Budgetary institutions, fiscal transparency, and fiscal rules
94. More attention is needed on how to reconcile MTBFs and fiscal rules with the need for
flexibility to respond to cyclical fluctuations. Both can be formulated in structurally adjusted
terms, which can help avoid fiscal pro-cyclicality. It is more difficult to accommodate discretionary
actions within MTBFs, as the purpose of the latter is indeed to give some certainty to future fiscal
policy actions. Yet, defining the conditions under which MTBF could be revised (e.g., large deviations
of output from initial projections), could help, particularly if combined with institutional
arrangements to ensure that this increased flexibility is not abused (e.g., fiscal councils).
95. Improving fiscal transparency will contribute to a better understanding of underlying
fiscal positions and related risks. Further efforts are needed to improve the timeliness and
institutional coverage of fiscal reporting and adopt accrual-based reporting (in addition to cash-
based reporting); prepare alternative macro-fiscal scenarios to ensure that fiscal policy settings are
robust to macroeconomic shocks; and publish fiscal risk statements to raise awareness of contingent
liabilities.
96. Both the enforcement fiscal rules and coordination of policy across levels of
government need to be improved. Institutional reforms are focusing on making subnational
budget constraints more binding through tighter fiscal rules and stricter enforcement. While this is
appropriate, it is also critical that these constraints are well designed to reduce procyclicality.
REASSESSING FISCAL POLICY
INTERNATIONAL MONETARY FUND 49
ISSUES FOR DISCUSSION
Do Directors agree that the crisis has revealed a need to reconsider what constitutes “safe”
sovereign debt levels?
Do Directors share the view that conventional concerns about large central bank purchases of
government debt are less compelling when negative sovereign-bank feedback loops emerge
and bad equilibrium outcomes can materialize in sovereign bond markets, as long as central
bank intervention is a complement not a substitute for fiscal adjustment?

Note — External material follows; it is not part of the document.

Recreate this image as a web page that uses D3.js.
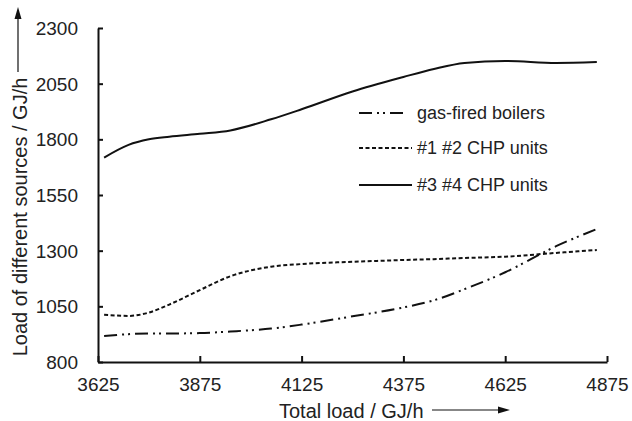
<!DOCTYPE html>
<html>
<head>
<meta charset="utf-8">
<script src="https://cdn.jsdelivr.net/npm/d3@7"></script>
<style>
  body { margin: 0; background: #fff; }
  text { font-family: "Liberation Sans", Arial, sans-serif; fill: #222; }
</style>
</head>
<body>
<svg id="chart" width="632" height="421"></svg>
<script>
// total load (GJ/h) at which the curves were sampled
var totalLoad = [3640, 3700, 3750, 3800, 3875, 3950, 4050, 4125, 4250, 4375, 4450, 4525, 4625, 4750, 4850];
var gasBoilers = [917, 925, 928, 928, 930, 937, 950, 968, 1005, 1045, 1077, 1127, 1203, 1320, 1397];
var chp12 = [1012, 1007, 1022, 1058, 1123, 1185, 1228, 1240, 1250, 1258, 1262, 1267, 1273, 1290, 1303];
var chp34 = [1718, 1775, 1800, 1812, 1825, 1840, 1890, 1935, 2015, 2080, 2116, 2143, 2152, 2143, 2147];

var xTicks = [3625, 3875, 4125, 4375, 4625, 4875];
var yTicks = [800, 1050, 1300, 1550, 1800, 2050, 2300];

var seriesNames = ["gas-fired boilers", "#1 #2 CHP units", "#3 #4 CHP units"];
var seriesVals = [gasBoilers, chp12, chp34];
var dashes = ["13,5,2,4,2,5", "4,2.5", null];

var margin = {left: 98, top: 28};
var w = 509, h = 334;

var svg = d3.select("#chart");
var g = svg.append("g").attr("transform", "translate(" + margin.left + "," + margin.top + ")");

var x = d3.scaleLinear().domain([3625, 4875]).range([0, w]);
var y = d3.scaleLinear().domain([800, 2300]).range([h, 0]);

// axes - ticks point inwards
var xAxis = g.append("g").attr("transform", "translate(0," + h + ")")
    .call(d3.axisBottom(x).tickValues(xTicks).tickSizeInner(-6).tickSizeOuter(0).tickPadding(16).tickFormat(d3.format("d")));
var yAxis = g.append("g")
    .call(d3.axisLeft(y).tickValues(yTicks).tickSizeInner(-5).tickSizeOuter(0).tickPadding(20).tickFormat(d3.format("d")));

[xAxis, yAxis].forEach(function(ax) {
    ax.select(".domain").attr("stroke", "#111").attr("stroke-width", 2);
    ax.selectAll(".tick line").attr("stroke", "#111").attr("stroke-width", 2);
    ax.selectAll(".tick text").style("font-size", "19px").style("font-family", "Liberation Sans, Arial, sans-serif").attr("fill", "#222");
});
yAxis.selectAll(".tick text").attr("dy", "0.35em");

// lines
var line = d3.line()
    .x(function(d) { return x(d[0]); })
    .y(function(d) { return y(d[1]); })
    .curve(d3.curveMonotoneX);

seriesVals.forEach(function(vals, i) {
    var pts = totalLoad.map(function(t, j) { return [t, vals[j]]; });
    g.append("path")
        .attr("d", line(pts))
        .attr("fill", "none")
        .attr("stroke", "#111")
        .attr("stroke-width", 2)
        .attr("stroke-dasharray", dashes[i]);
});

// legend
var legY = [113, 148, 185];
seriesNames.forEach(function(name, i) {
    svg.append("line")
        .attr("x1", 359).attr("x2", i == 0 ? 408 : 412)
        .attr("y1", legY[i]).attr("y2", legY[i])
        .attr("stroke", "#111").attr("stroke-width", 2)
        .attr("stroke-dasharray", dashes[i]);
    svg.append("text")
        .attr("x", 417).attr("y", legY[i]).attr("dy", "0.35em")
        .style("font-size", "18px")
        .text(name);
});

// axis titles with arrows
svg.append("text")
    .attr("x", 279).attr("y", 418)
    .style("font-size", "20px")
    .text("Total load / GJ/h");
svg.append("line").attr("x1", 432).attr("x2", 498).attr("y1", 410).attr("y2", 410)
    .attr("stroke", "#111").attr("stroke-width", 1.2);
svg.append("path").attr("d", "M498,406.5 L510,410 L498,413.5 Z").attr("fill", "#111");

svg.append("text")
    .attr("transform", "translate(27,217) rotate(-90)")
    .attr("text-anchor", "middle")
    .style("font-size", "20px")
    .text("Load of different sources / GJ/h");
svg.append("line").attr("x1", 18).attr("x2", 18).attr("y1", 72).attr("y2", 18)
    .attr("stroke", "#111").attr("stroke-width", 1.2);
svg.append("path").attr("d", "M14.5,19 L18,7 L21.5,19 Z").attr("fill", "#111");
</script>
</body>
</html>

Do Directors agree that while fiscal policy played an important role for short-term stabilization
during the crisis, there are areas for improvement in the structure of automatic stabilizers and
the implementation of discretionary fiscal policy measures?
Do Directors agree that there is stronger evidence than before the crisis that fiscal policy can
have important short-term effects on economic activity, in settings where monetary policy is
constrained by the zero lower bound, the financial sector is weak, and the economy is in a
slump?
Do Directors agree that monetary policy, rather than discretionary fiscal measures, remains the
most appropriate tool for macroeconomic management in normal circumstances?
Do Directors agree that a pragmatic, country-specific approach is needed in designing fiscal
adjustment packages and that, depending on the initial level of revenue and spending, the
composition of the adjustment could rely more or less on spending cuts? Do Directors agree
that greater importance needs to be given to equity considerations in designing adjustment
packages?
Do Directors agree that the effectiveness of fiscal policy as a countercyclical tool and the success
of fiscal consolidation efforts critically depend on the quality of fiscal institutions and fiscal
reporting? Do Directors support the measures proposed by staff to enhance budgetary
institutions, fiscal transparency and fiscal rules?